▶ [Instruction] Exactly repeat the material, dropping every picture from the copy.

▶ [Recorded information]
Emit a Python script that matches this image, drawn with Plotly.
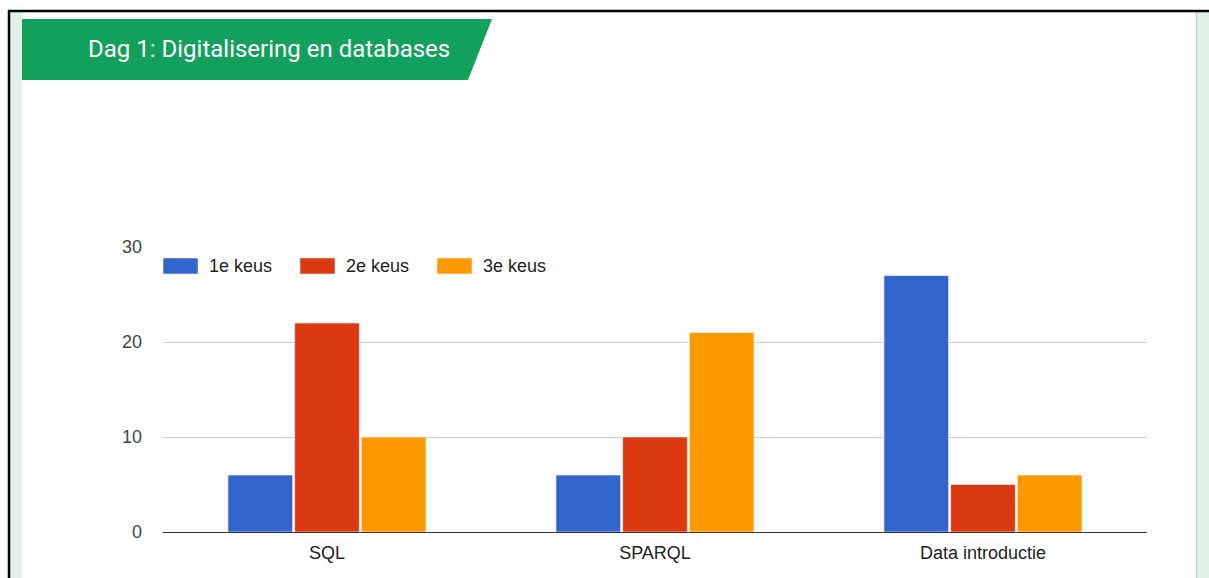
import plotly.graph_objects as go

categories = ["SQL", "SPARQL", "Data introductie"]
series_names = ["1e keus", "2e keus", "3e keus"]
keus1 = [6, 6, 27]
keus2 = [22, 10, 5]
keus3 = [10, 21, 6]
series_values = [keus1, keus2, keus3]
colors = ["#3366cc", "#dc3912", "#ff9900"]
y_ticks = [0, 10, 20, 30]
title_text = "Dag 1: Digitalisering en databases"

W, H = 1209, 578
L, R, T, B = 163, 1147, 247, 532


def px(x):
    return (x - L) / (R - L)


def py(y):
    return (B - y) / (B - T)


fig = go.Figure()
for name, vals, col in zip(series_names, series_values, colors):
    fig.add_trace(go.Bar(
        x=categories, y=vals, name=name, marker_color=col,
        marker_line_color="rgba(255,255,255,0.6)", marker_line_width=1,
        showlegend=False,
    ))

shapes = []
# left mint strip
shapes.append(dict(type="rect", xref="paper", yref="paper", x0=px(10), x1=px(22), y0=py(578), y1=py(12),
                   fillcolor="#e1f0e8", line_width=0, layer="below"))
# right mint strip + shadow
shapes.append(dict(type="rect", xref="paper", yref="paper", x0=px(1196), x1=px(1210), y0=py(578), y1=py(12),
                   fillcolor="#e1f0e8", line_width=0, layer="below"))
shapes.append(dict(type="line", xref="paper", yref="paper", x0=px(1196.5), x1=px(1196.5), y0=py(578), y1=py(12),
                   line=dict(color="#c8cfcb", width=1.5)))
# black frame (top and left)
shapes.append(dict(type="line", xref="paper", yref="paper", x0=px(8), x1=px(1210), y0=py(11), y1=py(11),
                   line=dict(color="#000000", width=2.5)))
shapes.append(dict(type="line", xref="paper", yref="paper", x0=px(9), x1=px(9), y0=py(10), y1=py(579),
                   line=dict(color="#000000", width=2.5)))
# green banner
path = "M {} {} L {} {} L {} {} L {} {} Z".format(px(22), py(19), px(492), py(19), px(468), py(80), px(22), py(80))
shapes.append(dict(type="path", xref="paper", yref="paper", path=path, fillcolor="#12a05c", line_width=0))

annotations = [dict(text=title_text, xref="paper", yref="paper", x=px(86), y=py(49), xanchor="left",
                    yanchor="middle", showarrow=False, font=dict(family="Roboto", size=24, color="#ffffff"))]

# legend drawn as swatches + labels
sw_x = [163, 300, 437]
for name, col, x0 in zip(series_names, colors, sw_x):
    shapes.append(dict(type="rect", xref="paper", yref="paper", x0=px(x0), x1=px(x0 + 35), y0=py(274), y1=py(258),
                       fillcolor=col, line=dict(color="rgba(255,255,255,0.5)", width=1)))
    annotations.append(dict(text=name, xref="paper", yref="paper", x=px(x0 + 44), y=py(266), xanchor="left",
                            yanchor="middle", showarrow=False,
                            font=dict(family="Liberation Sans, Arial", size=18, color="#222222")))

fig.update_layout(
    width=W, height=H,
    margin=dict(l=L, r=W - R, t=T, b=H - B, pad=0),
    paper_bgcolor="#ffffff", plot_bgcolor="#ffffff",
    barmode="group", bargap=0.39, bargroupgap=0.03,
    font=dict(family="Liberation Sans, Arial", size=18, color="#444444"),
    shapes=shapes, annotations=annotations,
    showlegend=False,
)
fig.update_xaxes(showgrid=False, showline=True, linecolor="#333333", linewidth=1,
                 ticks="", ticklabelstandoff=4, tickfont=dict(size=18, color="#222222"))
fig.update_yaxes(range=[0, 30], tickvals=y_ticks, showgrid=True, gridcolor="#cccccc", gridwidth=1,
                 zeroline=False, showline=False, ticks="", ticklabelstandoff=20,
                 tickfont=dict(size=18, color="#444444"))

fig.write_html("out.html", config={"displayModeBar": False},
               post_script="document.body.style.margin='0';document.body.style.overflow='hidden';")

▶ [Complete answer]
Emit a Python script that matches this image, drawn with Plotly.
import plotly.graph_objects as go

categories = ["SQL", "SPARQL", "Data introductie"]
series_names = ["1e keus", "2e keus", "3e keus"]
keus1 = [6, 6, 27]
keus2 = [22, 10, 5]
keus3 = [10, 21, 6]
series_values = [keus1, keus2, keus3]
colors = ["#3366cc", "#dc3912", "#ff9900"]
y_ticks = [0, 10, 20, 30]
title_text = "Dag 1: Digitalisering en databases"

W, H = 1209, 578
L, R, T, B = 163, 1147, 247, 532


def px(x):
    return (x - L) / (R - L)


def py(y):
    return (B - y) / (B - T)


fig = go.Figure()
for name, vals, col in zip(series_names, series_values, colors):
    fig.add_trace(go.Bar(
        x=categories, y=vals, name=name, marker_color=col,
        marker_line_color="rgba(255,255,255,0.6)", marker_line_width=1,
        showlegend=False,
    ))

shapes = []
# left mint strip
shapes.append(dict(type="rect", xref="paper", yref="paper", x0=px(10), x1=px(22), y0=py(578), y1=py(12),
                   fillcolor="#e1f0e8", line_width=0, layer="below"))
# right mint strip + shadow
shapes.append(dict(type="rect", xref="paper", yref="paper", x0=px(1196), x1=px(1210), y0=py(578), y1=py(12),
                   fillcolor="#e1f0e8", line_width=0, layer="below"))
shapes.append(dict(type="line", xref="paper", yref="paper", x0=px(1196.5), x1=px(1196.5), y0=py(578), y1=py(12),
                   line=dict(color="#c8cfcb", width=1.5)))
# black frame (top and left)
shapes.append(dict(type="line", xref="paper", yref="paper", x0=px(8), x1=px(1210), y0=py(11), y1=py(11),
                   line=dict(color="#000000", width=2.5)))
shapes.append(dict(type="line", xref="paper", yref="paper", x0=px(9), x1=px(9), y0=py(10), y1=py(579),
                   line=dict(color="#000000", width=2.5)))
# green banner
path = "M {} {} L {} {} L {} {} L {} {} Z".format(px(22), py(19), px(492), py(19), px(468), py(80), px(22), py(80))
shapes.append(dict(type="path", xref="paper", yref="paper", path=path, fillcolor="#12a05c", line_width=0))

annotations = [dict(text=title_text, xref="paper", yref="paper", x=px(86), y=py(49), xanchor="left",
                    yanchor="middle", showarrow=False, font=dict(family="Roboto", size=24, color="#ffffff"))]

# legend drawn as swatches + labels
sw_x = [163, 300, 437]
for name, col, x0 in zip(series_names, colors, sw_x):
    shapes.append(dict(type="rect", xref="paper", yref="paper", x0=px(x0), x1=px(x0 + 35), y0=py(274), y1=py(258),
                       fillcolor=col, line=dict(color="rgba(255,255,255,0.5)", width=1)))
    annotations.append(dict(text=name, xref="paper", yref="paper", x=px(x0 + 44), y=py(266), xanchor="left",
                            yanchor="middle", showarrow=False,
                            font=dict(family="Liberation Sans, Arial", size=18, color="#222222")))

fig.update_layout(
    width=W, height=H,
    margin=dict(l=L, r=W - R, t=T, b=H - B, pad=0),
    paper_bgcolor="#ffffff", plot_bgcolor="#ffffff",
    barmode="group", bargap=0.39, bargroupgap=0.03,
    font=dict(family="Liberation Sans, Arial", size=18, color="#444444"),
    shapes=shapes, annotations=annotations,
    showlegend=False,
)
fig.update_xaxes(showgrid=False, showline=True, linecolor="#333333", linewidth=1,
                 ticks="", ticklabelstandoff=4, tickfont=dict(size=18, color="#222222"))
fig.update_yaxes(range=[0, 30], tickvals=y_ticks, showgrid=True, gridcolor="#cccccc", gridwidth=1,
                 zeroline=False, showline=False, ticks="", ticklabelstandoff=20,
                 tickfont=dict(size=18, color="#444444"))

fig.write_html("out.html", config={"displayModeBar": False},
               post_script="document.body.style.margin='0';document.body.style.overflow='hidden';")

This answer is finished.